A little further on, they explain it in more detail. “The Amazon biome plays a vital role in the availability of water for human consumption, by way of the “flying rivers”, the capacity for retention of water, and the “evapotranspiration”. Because of the fires, we are emitting carbon monoxide and sulfur dioxide, which are gases that have a greenhouse effect of such magnitudes that they even affect other countries, which makes us responsible internationally if we don’t act immediately.”
According to the researchers, “the current levels of emission are so alarming that they are only comparable with some industrial areas in China, which is completely contrary to the Paris Agreement, the COP26, and the Glasgow declaration on deforestation, of which Colombia is a signer, especially when we know that there are always fires at this time of the year.”
What they are asking is that, “a complete shock strategy should be deployed to put out the fires, together with legal action against those who finance the burning and the land seizures, as well as a greater government presence in the areas that have traditionally been marginalized.
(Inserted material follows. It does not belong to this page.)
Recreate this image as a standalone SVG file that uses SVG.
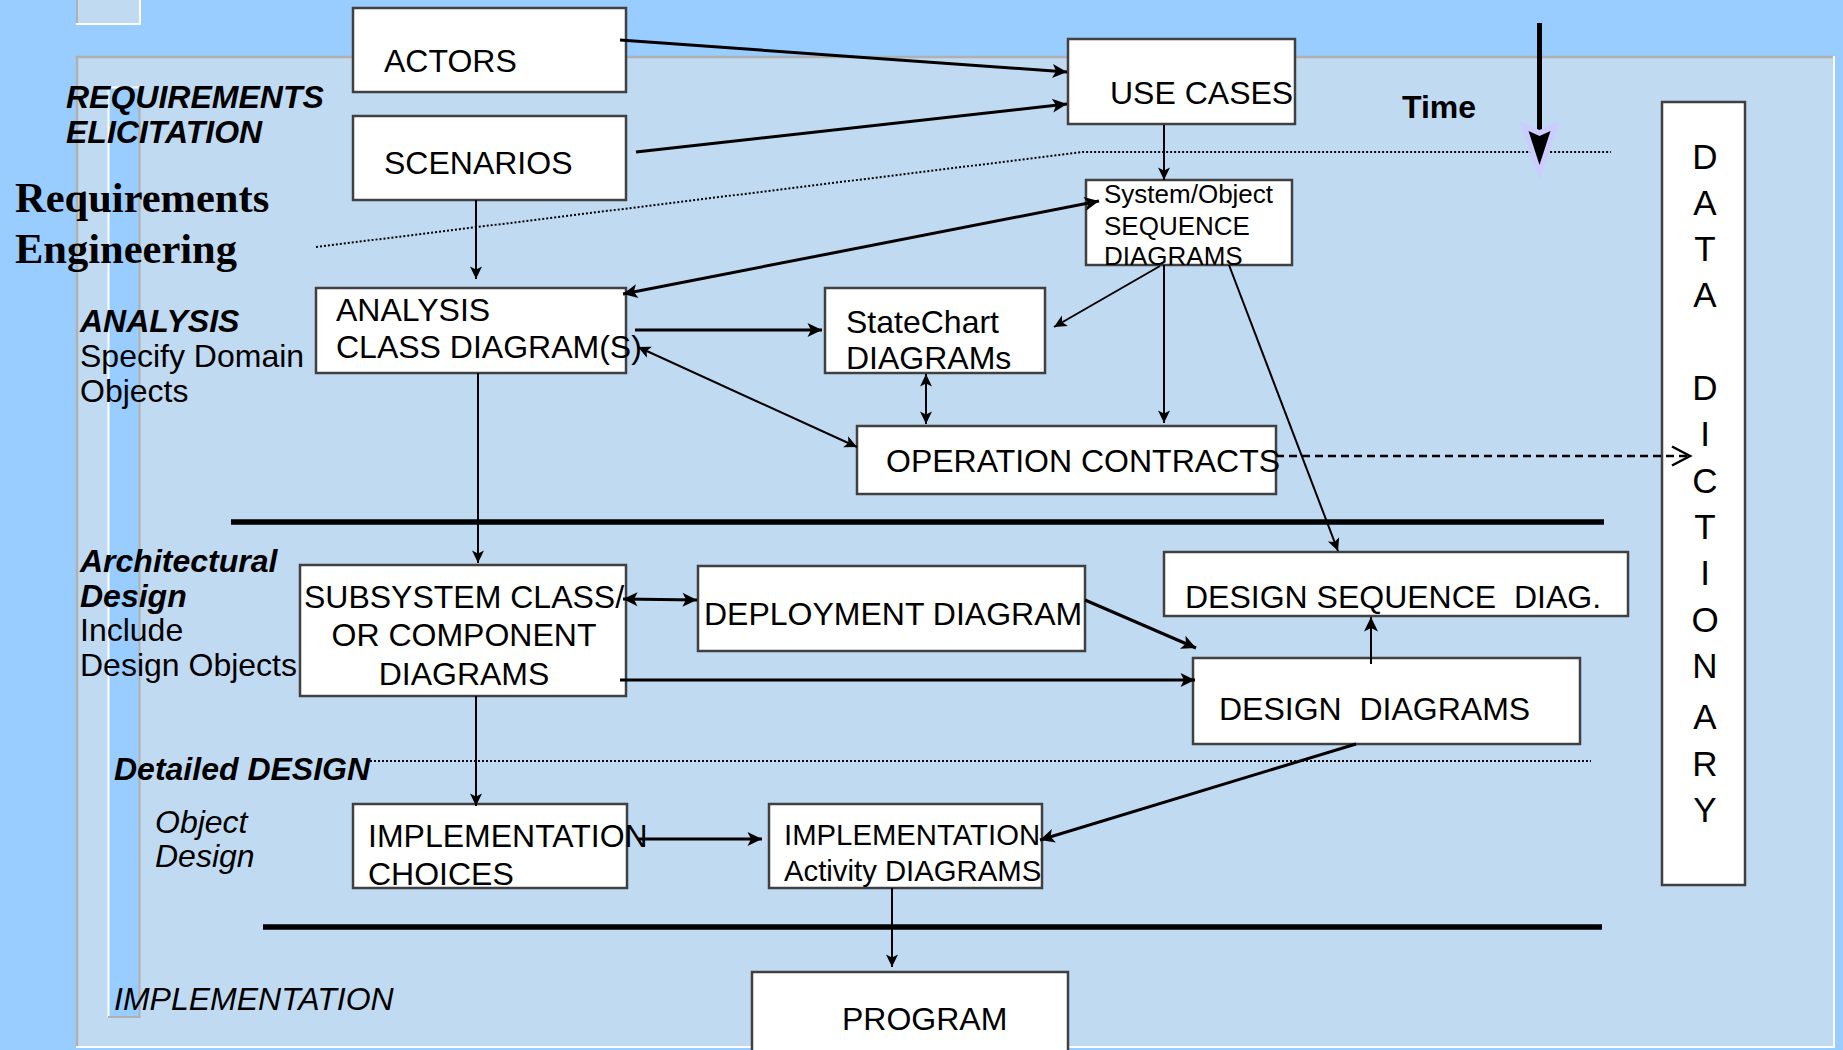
<svg xmlns="http://www.w3.org/2000/svg" width="1843" height="1050" viewBox="0 0 1843 1050">
<style>
.t{font-family:"Liberation Sans",Arial,sans-serif;font-size:32px;fill:#000}
.bi{font-weight:bold;font-style:italic}
.b{font-weight:bold}
.i{font-style:italic}
.sm{font-size:26px}
.md{font-size:29.3px}
.lg{font-size:35px}
.s{font-family:"Liberation Serif","Times New Roman",serif;font-weight:bold;font-size:42.5px;fill:#000}
.box{fill:#fff;stroke:#404040;stroke-width:2.5}
.c3{stroke:#000;stroke-width:3;fill:none}
.c2{stroke:#000;stroke-width:2;fill:none}
.dot{stroke:#000;stroke-width:2;stroke-dasharray:2 2;fill:none}
.thick{stroke:#000;stroke-width:5.5}
</style>
<defs>
<marker id="a3" markerUnits="userSpaceOnUse" markerWidth="17" markerHeight="17" viewBox="0 0 17 17" refX="15.5" refY="8.5" orient="auto-start-reverse"><path d="M1,1.5 L15.5,8.5 L1,15.5 L4.5,8.5 z" fill="#000"/></marker>
<marker id="a2" markerUnits="userSpaceOnUse" markerWidth="15" markerHeight="15" viewBox="0 0 15 15" refX="13.5" refY="7.5" orient="auto-start-reverse"><path d="M1,1.5 L13.5,7.5 L1,13.5 L4,7.5 z" fill="#000"/></marker>
<marker id="open" markerUnits="userSpaceOnUse" markerWidth="22" markerHeight="24" viewBox="0 0 22 24" refX="19" refY="12" orient="auto"><path d="M1,2.5 L19,12 L1,21.5" fill="none" stroke="#000" stroke-width="2.5"/></marker>
</defs>

<g id="background">
<rect x="0" y="0" width="1843" height="1050" fill="#99ccff"/>
<rect x="76" y="-2" width="64" height="26" fill="#c0daf2"/>
<path d="M77,0 V24" stroke="#b0b0b0" stroke-width="2"/>
<path d="M76,24 H140 V0" stroke="#fff" stroke-width="2" fill="none"/>
<rect x="76" y="56" width="1758" height="991" fill="#c0daf2"/>
<path d="M77,1047 V57 H1834" stroke="#b0b0b0" stroke-width="2.5" fill="none"/>
<path d="M1834,56 V1047 H76" stroke="#fff" stroke-width="2" fill="none"/>
<rect x="108" y="87" width="32" height="930" fill="#99ccff"/>
<path d="M108.5,1017 V87.5 H140" stroke="#fff" stroke-width="2" fill="none"/>
<path d="M139.5,87 V1017 H108" stroke="#b0b0b0" stroke-width="2" fill="none"/>
</g>

<g id="labels">
<text class="t bi" x="66" y="108">REQUIREMENTS</text>
<text class="t bi" x="66" y="143">ELICITATION</text>
<text class="s" x="15" y="212">Requirements</text>
<text class="s" x="15" y="263">Engineering</text>
<text class="t bi" x="80" y="332">ANALYSIS</text>
<text class="t" x="80" y="367">Specify Domain</text>
<text class="t" x="80" y="402">Objects</text>
<text class="t bi" x="80" y="572">Architectural</text>
<text class="t bi" x="80" y="607">Design</text>
<text class="t" x="80" y="641">Include</text>
<text class="t" x="80" y="676">Design Objects</text>
<text class="t bi" x="114" y="780">Detailed DESIGN</text>
<text class="t i" x="155" y="833">Object</text>
<text class="t i" x="155" y="867">Design</text>
<text class="t i" x="114" y="1010">IMPLEMENTATION</text>
<text class="t b" x="1402" y="118">Time</text>
<path d="M316,247 L1083,152 H1611" class="dot"/>
<path d="M370,761 H1591" class="dot"/>
<line x1="231" y1="522" x2="1604" y2="522" class="thick"/>
<line x1="263" y1="927" x2="1602" y2="927" class="thick"/>
<g id="time-arrow">
<line x1="1539.5" y1="23" x2="1539.5" y2="134" stroke="#000" stroke-width="5"/>
<path d="M1539.5,180 L1519.5,121 L1539.5,130 L1559.5,121 z" fill="#ccccff"/>
<path d="M1539.5,165 L1528.5,131 L1539.5,136 L1550.5,131 z" fill="#000"/>
</g>
</g>

<g id="n-actors"><rect class="box" x="353" y="8" width="273" height="84"/><text class="t" x="384" y="72">ACTORS</text></g>
<g id="n-scenarios"><rect class="box" x="353" y="116" width="273" height="84"/><text class="t" x="384" y="174">SCENARIOS</text></g>
<g id="n-usecases"><rect class="box" x="1068" y="39" width="227" height="85"/><text class="t" x="1110" y="104">USE CASES</text></g>
<g id="n-sysobj"><rect class="box" x="1086" y="180" width="206" height="85"/><text class="t sm" x="1104" y="203">System/Object</text><text class="t sm" x="1104" y="235">SEQUENCE</text><text class="t sm" x="1104" y="265">DIAGRAMS</text></g>
<g id="n-analysis"><rect class="box" x="316" y="288" width="310" height="85"/><text class="t" x="336" y="321">ANALYSIS</text><text class="t" x="336" y="358">CLASS DIAGRAM(S)</text></g>
<g id="n-statechart"><rect class="box" x="825" y="288" width="220" height="85"/><text class="t" x="846" y="333">StateChart</text><text class="t" x="846" y="369">DIAGRAMs</text></g>
<g id="n-opcontracts"><rect class="box" x="857" y="426" width="419" height="68"/><text class="t" x="886" y="472">OPERATION CONTRACTS</text></g>
<g id="n-dictionary"><rect class="box" x="1662" y="102" width="83" height="783"/>
<text class="t lg" text-anchor="middle"><tspan x="1705" y="169">D</tspan><tspan x="1705" y="215">A</tspan><tspan x="1705" y="261">T</tspan><tspan x="1705" y="307">A</tspan><tspan x="1705" y="400">D</tspan><tspan x="1705" y="446">I</tspan><tspan x="1705" y="493">C</tspan><tspan x="1705" y="539">T</tspan><tspan x="1705" y="585">I</tspan><tspan x="1705" y="632">O</tspan><tspan x="1705" y="678">N</tspan><tspan x="1705" y="729">A</tspan><tspan x="1705" y="776">R</tspan><tspan x="1705" y="822">Y</tspan></text></g>
<g id="n-designseq"><rect class="box" x="1164" y="552" width="464" height="64"/><text class="t" x="1185" y="608" xml:space="preserve">DESIGN SEQUENCE  DIAG.</text></g>
<g id="n-subsystem"><rect class="box" x="300" y="565" width="326" height="131"/><text class="t" text-anchor="middle" x="464" y="608">SUBSYSTEM CLASS/</text><text class="t" text-anchor="middle" x="464" y="646">OR COMPONENT</text><text class="t" text-anchor="middle" x="464" y="685">DIAGRAMS</text></g>
<g id="n-deployment"><rect class="box" x="698" y="566" width="387" height="85"/><text class="t" x="704" y="625">DEPLOYMENT DIAGRAM</text></g>
<g id="n-designdiagrams"><rect class="box" x="1193" y="658" width="387" height="86"/><text class="t" x="1219" y="720" xml:space="preserve">DESIGN  DIAGRAMS</text></g>
<g id="n-implchoices"><rect class="box" x="353" y="804" width="274" height="84"/><text class="t" x="368" y="847">IMPLEMENTATION</text><text class="t" x="368" y="885">CHOICES</text></g>
<g id="n-implactivity"><rect class="box" x="769" y="804" width="273" height="84"/><text class="t md" x="784" y="845">IMPLEMENTATION</text><text class="t md" x="784" y="881">Activity DIAGRAMS</text></g>
<g id="n-program"><rect class="box" x="752" y="972" width="316" height="95"/><text class="t" x="842" y="1030">PROGRAM</text></g>

<g id="connectors">
<line class="c3" x1="620" y1="40" x2="1067" y2="72" marker-end="url(#a3)"/>
<line class="c3" x1="636" y1="152" x2="1067" y2="104" marker-end="url(#a3)"/>
<line class="c2" x1="1164" y1="125" x2="1164" y2="180" marker-end="url(#a2)"/>
<line class="c2" x1="476" y1="200" x2="476" y2="279" marker-end="url(#a2)"/>
<line class="c3" x1="623" y1="294" x2="1099" y2="201" marker-start="url(#a3)" marker-end="url(#a3)"/>
<line class="c3" x1="635" y1="330" x2="822" y2="330" marker-end="url(#a3)"/>
<line class="c2" x1="1160" y1="266" x2="1054" y2="327" marker-end="url(#a2)"/>
<line class="c2" x1="1164" y1="265" x2="1164" y2="423" marker-end="url(#a2)"/>
<line class="c2" x1="926" y1="374" x2="926" y2="424" marker-start="url(#a2)" marker-end="url(#a2)"/>
<line class="c2" x1="638" y1="347" x2="857" y2="447" marker-start="url(#a2)" marker-end="url(#a2)"/>
<line x1="1276" y1="456" x2="1690" y2="456" stroke="#000" stroke-width="2.5" stroke-dasharray="8 5" marker-end="url(#open)"/>
<line class="c2" x1="1229" y1="265" x2="1338" y2="551" marker-end="url(#a2)"/>
<line class="c2" x1="478" y1="373" x2="478" y2="563" marker-end="url(#a2)"/>
<line class="c3" x1="623" y1="599" x2="697" y2="600" marker-start="url(#a3)" marker-end="url(#a3)"/>
<line class="c3" x1="1085" y1="600" x2="1196" y2="648" marker-end="url(#a3)"/>
<line class="c3" x1="620" y1="680" x2="1195" y2="680" marker-end="url(#a3)"/>
<line class="c2" x1="1371" y1="664" x2="1371" y2="617" stroke-width="2.5" marker-end="url(#a3)"/>
<line class="c2" x1="476" y1="696" x2="476" y2="806" marker-end="url(#a2)"/>
<line class="c3" x1="638" y1="839" x2="762" y2="839" marker-end="url(#a3)"/>
<line class="c3" x1="1356" y1="744" x2="1040" y2="840" marker-end="url(#a3)"/>
<line class="c2" x1="892" y1="888" x2="892" y2="967" marker-end="url(#a2)"/>
</g>
</svg>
The legal tools already exist, and the current administration itself established the crime of deforestation in Statute 2111 of 2021, creating environmental crimes. It’s necessary to strengthen detection of fires with satellite equipment, to implement exemplary penalties for those who have done these things, and to exclude forests that have been seized and burned from the agricultural cadaster.”
“The failure to act could lead to a catastrophe unprecedented in this country, with global as well as local implications, besides being irreversible. That’s not all; on February 5, Bogotá declared an emergency environmental and hospital alert, in part because of the contaminated air resulting from the fires in Guaviare and Orinoquía,” they added.
After reminding them that the PNN are fundamental, not just for Colombia but for the whole planet, they asked the government for “. . . an immediate mobilization of the Colombian Army, with the support of firefighters from all over the country, civil defense, and the FAC (Colombian Air Force), with air transportation systems for water, and tools to mitigate this tragedy, all working together with the Unified Command Unit. We also request that they activate international channels to solicit immediate help from other countries to confront the crisis that we were not capable of preventing.”
“We, the signers of this letter, are calling for immediate action by the Colombian government to reinforce monitoring for preventing and punishing the crime of deforestation. We are open to adding to the constructive and participatory building of solutions that are through and sustainable (. . .). Again we ask the government to fortify monitoring to prevent and punish the crime of deforestation. Act NOW!” they conclude.